NEW! Polenta Valsugana
As we find so often with traditional foods, the corn in the fields of Valsugana (in the Trentino region of northern Italy) nearly vanished years ago as farmers found cheaper and higher-yielding types of corn to grow. It is slowly being revived by farmers in Trentino who are looking to bring quality, heirloom products to a modern market more receptive to products that prioritize quality over quantity.
The type of corn called otto file (eight rows) is difficult to grow, has low yields and doesn't hold up as well to transport. Have you ever looked closely at an
ear of corn? Have you ever counted the rows of kernels? You'll likely find 14 thin rows of kernels.
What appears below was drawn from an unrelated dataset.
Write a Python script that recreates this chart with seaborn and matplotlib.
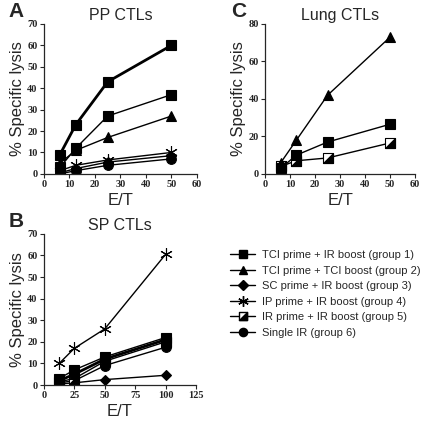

Otto file has 8 rows of fat, sugary-sweet
kernels - perfect for the slow drying process required for turning corn into polenta.
This corn has a stunning orange color when it's ready to harvest and you'll see flecks of red in the ground corn. The bran is left on the corn before grinding into polenta which gives a stronger flavor, but also provides fiber and a heartier texture.
Making polenta is a labor of love - any cook that finds risotto intensive probably hasn't made polenta. Sure, you could take a shortcut and use the instant; it'll be cooked in 5 minutes or so and will taste like it, too. The depth of flavor in a well-made polenta is a marvel - sweet corn flavor with savory, mineral notes and a rich creaminess achieved from the slow absorbtion of liquid.
(Click for our Master Polenta Recipe)
As we said, this polenta does take some time to cook - we've found it to take between 40 - 50 minutes at a bare simmer. But the result is so luxurious and flavorful, you'll find it well worth the wait.